RECORDS SHOWN:
------------------------

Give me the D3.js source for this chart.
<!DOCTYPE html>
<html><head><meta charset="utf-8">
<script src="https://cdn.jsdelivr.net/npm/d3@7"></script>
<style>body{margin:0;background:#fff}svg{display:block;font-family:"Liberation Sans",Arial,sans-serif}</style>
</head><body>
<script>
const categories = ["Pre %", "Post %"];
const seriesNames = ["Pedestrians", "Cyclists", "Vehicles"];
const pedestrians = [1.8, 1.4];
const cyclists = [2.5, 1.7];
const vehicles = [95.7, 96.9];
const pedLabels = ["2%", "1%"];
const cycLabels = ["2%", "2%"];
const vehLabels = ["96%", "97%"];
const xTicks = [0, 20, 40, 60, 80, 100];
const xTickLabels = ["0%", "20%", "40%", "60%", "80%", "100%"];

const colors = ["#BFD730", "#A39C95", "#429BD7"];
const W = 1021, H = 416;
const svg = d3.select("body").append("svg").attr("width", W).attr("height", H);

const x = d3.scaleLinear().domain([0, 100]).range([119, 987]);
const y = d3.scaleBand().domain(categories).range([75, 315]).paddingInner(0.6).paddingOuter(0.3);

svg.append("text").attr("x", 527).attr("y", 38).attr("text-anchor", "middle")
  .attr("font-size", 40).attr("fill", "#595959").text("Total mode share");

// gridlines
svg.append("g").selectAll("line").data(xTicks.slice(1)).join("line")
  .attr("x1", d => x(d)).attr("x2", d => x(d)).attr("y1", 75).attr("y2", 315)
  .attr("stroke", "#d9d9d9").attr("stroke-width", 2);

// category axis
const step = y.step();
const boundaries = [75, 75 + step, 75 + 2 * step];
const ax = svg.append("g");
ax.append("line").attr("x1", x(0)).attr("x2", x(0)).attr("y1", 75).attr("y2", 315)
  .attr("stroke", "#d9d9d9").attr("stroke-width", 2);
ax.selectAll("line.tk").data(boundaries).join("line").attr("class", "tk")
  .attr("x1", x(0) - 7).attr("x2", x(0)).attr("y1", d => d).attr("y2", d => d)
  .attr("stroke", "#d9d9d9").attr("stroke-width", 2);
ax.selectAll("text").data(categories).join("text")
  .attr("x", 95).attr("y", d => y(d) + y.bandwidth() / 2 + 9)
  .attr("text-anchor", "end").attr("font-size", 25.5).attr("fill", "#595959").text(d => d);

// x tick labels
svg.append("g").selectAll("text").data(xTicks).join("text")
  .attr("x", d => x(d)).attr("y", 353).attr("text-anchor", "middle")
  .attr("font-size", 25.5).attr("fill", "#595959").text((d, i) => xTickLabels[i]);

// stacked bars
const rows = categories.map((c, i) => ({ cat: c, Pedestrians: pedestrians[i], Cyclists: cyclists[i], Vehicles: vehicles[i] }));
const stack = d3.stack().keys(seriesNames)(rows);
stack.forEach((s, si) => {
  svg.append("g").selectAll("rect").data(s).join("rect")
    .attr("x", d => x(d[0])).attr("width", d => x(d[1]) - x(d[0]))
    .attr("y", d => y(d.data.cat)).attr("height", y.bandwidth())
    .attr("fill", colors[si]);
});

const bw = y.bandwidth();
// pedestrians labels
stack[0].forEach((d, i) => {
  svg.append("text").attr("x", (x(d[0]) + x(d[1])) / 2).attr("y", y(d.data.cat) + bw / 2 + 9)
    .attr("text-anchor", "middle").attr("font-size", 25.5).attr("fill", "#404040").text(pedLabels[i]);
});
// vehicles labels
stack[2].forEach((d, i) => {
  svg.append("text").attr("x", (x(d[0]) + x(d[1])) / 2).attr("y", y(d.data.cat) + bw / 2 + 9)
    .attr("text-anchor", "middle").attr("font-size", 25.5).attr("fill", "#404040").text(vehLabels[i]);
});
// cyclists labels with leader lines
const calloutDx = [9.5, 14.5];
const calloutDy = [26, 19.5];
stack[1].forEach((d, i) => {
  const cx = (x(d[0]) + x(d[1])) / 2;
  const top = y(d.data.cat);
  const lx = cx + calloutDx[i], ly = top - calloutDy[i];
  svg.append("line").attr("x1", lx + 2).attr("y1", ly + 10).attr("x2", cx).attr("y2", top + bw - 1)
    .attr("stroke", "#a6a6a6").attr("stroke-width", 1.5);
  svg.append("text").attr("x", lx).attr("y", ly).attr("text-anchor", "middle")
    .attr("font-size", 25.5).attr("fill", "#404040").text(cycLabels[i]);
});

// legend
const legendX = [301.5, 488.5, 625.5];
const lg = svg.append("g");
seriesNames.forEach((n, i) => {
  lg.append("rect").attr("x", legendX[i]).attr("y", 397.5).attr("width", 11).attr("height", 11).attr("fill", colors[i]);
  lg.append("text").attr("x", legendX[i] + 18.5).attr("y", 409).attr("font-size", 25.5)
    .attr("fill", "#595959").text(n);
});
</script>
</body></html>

------------------------

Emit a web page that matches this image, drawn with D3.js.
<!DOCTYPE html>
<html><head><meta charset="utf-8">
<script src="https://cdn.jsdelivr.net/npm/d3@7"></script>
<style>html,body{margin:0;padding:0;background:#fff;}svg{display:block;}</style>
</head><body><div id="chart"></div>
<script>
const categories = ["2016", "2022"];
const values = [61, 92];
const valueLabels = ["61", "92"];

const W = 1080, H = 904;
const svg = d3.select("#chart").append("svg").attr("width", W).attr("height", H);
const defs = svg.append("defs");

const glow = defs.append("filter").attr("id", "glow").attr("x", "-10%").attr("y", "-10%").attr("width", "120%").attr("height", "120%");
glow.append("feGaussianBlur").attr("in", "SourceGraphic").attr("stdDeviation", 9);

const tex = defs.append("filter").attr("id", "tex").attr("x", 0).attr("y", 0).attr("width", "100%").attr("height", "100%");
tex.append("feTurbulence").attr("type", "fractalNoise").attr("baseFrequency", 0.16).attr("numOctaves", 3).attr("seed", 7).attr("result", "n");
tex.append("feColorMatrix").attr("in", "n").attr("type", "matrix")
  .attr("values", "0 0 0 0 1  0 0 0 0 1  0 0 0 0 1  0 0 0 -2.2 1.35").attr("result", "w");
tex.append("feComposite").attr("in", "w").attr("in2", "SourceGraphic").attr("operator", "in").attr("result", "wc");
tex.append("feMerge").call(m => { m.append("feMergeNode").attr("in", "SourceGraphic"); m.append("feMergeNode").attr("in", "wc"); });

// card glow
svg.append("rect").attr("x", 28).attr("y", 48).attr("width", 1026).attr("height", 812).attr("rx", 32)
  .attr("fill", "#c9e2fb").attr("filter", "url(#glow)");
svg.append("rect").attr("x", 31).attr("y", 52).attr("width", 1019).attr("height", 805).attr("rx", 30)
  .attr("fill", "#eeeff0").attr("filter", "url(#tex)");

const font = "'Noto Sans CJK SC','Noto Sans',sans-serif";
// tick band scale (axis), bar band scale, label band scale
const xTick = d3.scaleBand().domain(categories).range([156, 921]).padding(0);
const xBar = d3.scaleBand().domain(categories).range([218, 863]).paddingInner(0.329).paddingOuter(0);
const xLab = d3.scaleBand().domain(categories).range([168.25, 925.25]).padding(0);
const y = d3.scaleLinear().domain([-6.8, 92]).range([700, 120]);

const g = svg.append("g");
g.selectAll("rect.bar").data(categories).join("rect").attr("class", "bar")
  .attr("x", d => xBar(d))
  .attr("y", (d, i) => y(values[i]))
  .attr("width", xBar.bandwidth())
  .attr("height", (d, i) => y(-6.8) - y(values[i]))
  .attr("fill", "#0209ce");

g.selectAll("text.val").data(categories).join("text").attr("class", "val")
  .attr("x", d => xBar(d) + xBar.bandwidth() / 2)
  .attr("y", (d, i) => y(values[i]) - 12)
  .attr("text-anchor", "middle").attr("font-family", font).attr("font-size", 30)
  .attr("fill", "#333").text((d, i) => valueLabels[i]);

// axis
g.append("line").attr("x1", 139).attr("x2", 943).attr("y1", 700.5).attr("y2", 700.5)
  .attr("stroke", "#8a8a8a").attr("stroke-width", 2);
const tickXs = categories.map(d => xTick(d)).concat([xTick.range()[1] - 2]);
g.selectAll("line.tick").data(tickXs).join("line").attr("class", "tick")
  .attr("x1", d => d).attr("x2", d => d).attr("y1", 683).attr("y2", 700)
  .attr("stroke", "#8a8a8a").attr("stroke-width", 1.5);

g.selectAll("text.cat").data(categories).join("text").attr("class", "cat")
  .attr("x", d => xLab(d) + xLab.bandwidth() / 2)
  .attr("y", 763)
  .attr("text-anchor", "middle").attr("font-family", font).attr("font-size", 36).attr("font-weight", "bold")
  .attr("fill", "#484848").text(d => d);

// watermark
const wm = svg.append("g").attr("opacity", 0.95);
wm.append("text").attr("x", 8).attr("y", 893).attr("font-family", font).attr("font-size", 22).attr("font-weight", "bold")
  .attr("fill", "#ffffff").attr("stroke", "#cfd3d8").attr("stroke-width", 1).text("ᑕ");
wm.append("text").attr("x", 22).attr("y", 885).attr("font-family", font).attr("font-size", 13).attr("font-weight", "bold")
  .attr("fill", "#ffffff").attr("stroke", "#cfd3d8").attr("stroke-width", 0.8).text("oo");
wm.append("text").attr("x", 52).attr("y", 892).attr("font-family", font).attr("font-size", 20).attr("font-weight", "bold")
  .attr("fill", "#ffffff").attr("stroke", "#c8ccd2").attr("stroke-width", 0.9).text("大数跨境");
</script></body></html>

------------------------

SHORT PROBLEM: Exact duplication is required for the lines above, from the line that contains "Give me the D3.js source for this chart." to the line that contains "i) => xTickLabels[i]);", inclusive; omit all others.

IN RESPONSE:
Give me the D3.js source for this chart.
<!DOCTYPE html>
<html><head><meta charset="utf-8">
<script src="https://cdn.jsdelivr.net/npm/d3@7"></script>
<style>body{margin:0;background:#fff}svg{display:block;font-family:"Liberation Sans",Arial,sans-serif}</style>
</head><body>
<script>
const categories = ["Pre %", "Post %"];
const seriesNames = ["Pedestrians", "Cyclists", "Vehicles"];
const pedestrians = [1.8, 1.4];
const cyclists = [2.5, 1.7];
const vehicles = [95.7, 96.9];
const pedLabels = ["2%", "1%"];
const cycLabels = ["2%", "2%"];
const vehLabels = ["96%", "97%"];
const xTicks = [0, 20, 40, 60, 80, 100];
const xTickLabels = ["0%", "20%", "40%", "60%", "80%", "100%"];

const colors = ["#BFD730", "#A39C95", "#429BD7"];
const W = 1021, H = 416;
const svg = d3.select("body").append("svg").attr("width", W).attr("height", H);

const x = d3.scaleLinear().domain([0, 100]).range([119, 987]);
const y = d3.scaleBand().domain(categories).range([75, 315]).paddingInner(0.6).paddingOuter(0.3);

svg.append("text").attr("x", 527).attr("y", 38).attr("text-anchor", "middle")
  .attr("font-size", 40).attr("fill", "#595959").text("Total mode share");

// gridlines
svg.append("g").selectAll("line").data(xTicks.slice(1)).join("line")
  .attr("x1", d => x(d)).attr("x2", d => x(d)).attr("y1", 75).attr("y2", 315)
  .attr("stroke", "#d9d9d9").attr("stroke-width", 2);

// category axis
const step = y.step();
const boundaries = [75, 75 + step, 75 + 2 * step];
const ax = svg.append("g");
ax.append("line").attr("x1", x(0)).attr("x2", x(0)).attr("y1", 75).attr("y2", 315)
  .attr("stroke", "#d9d9d9").attr("stroke-width", 2);
ax.selectAll("line.tk").data(boundaries).join("line").attr("class", "tk")
  .attr("x1", x(0) - 7).attr("x2", x(0)).attr("y1", d => d).attr("y2", d => d)
  .attr("stroke", "#d9d9d9").attr("stroke-width", 2);
ax.selectAll("text").data(categories).join("text")
  .attr("x", 95).attr("y", d => y(d) + y.bandwidth() / 2 + 9)
  .attr("text-anchor", "end").attr("font-size", 25.5).attr("fill", "#595959").text(d => d);

// x tick labels
svg.append("g").selectAll("text").data(xTicks).join("text")
  .attr("x", d => x(d)).attr("y", 353).attr("text-anchor", "middle")
  .attr("font-size", 25.5).attr("fill", "#595959").text((d, i) => xTickLabels[i]);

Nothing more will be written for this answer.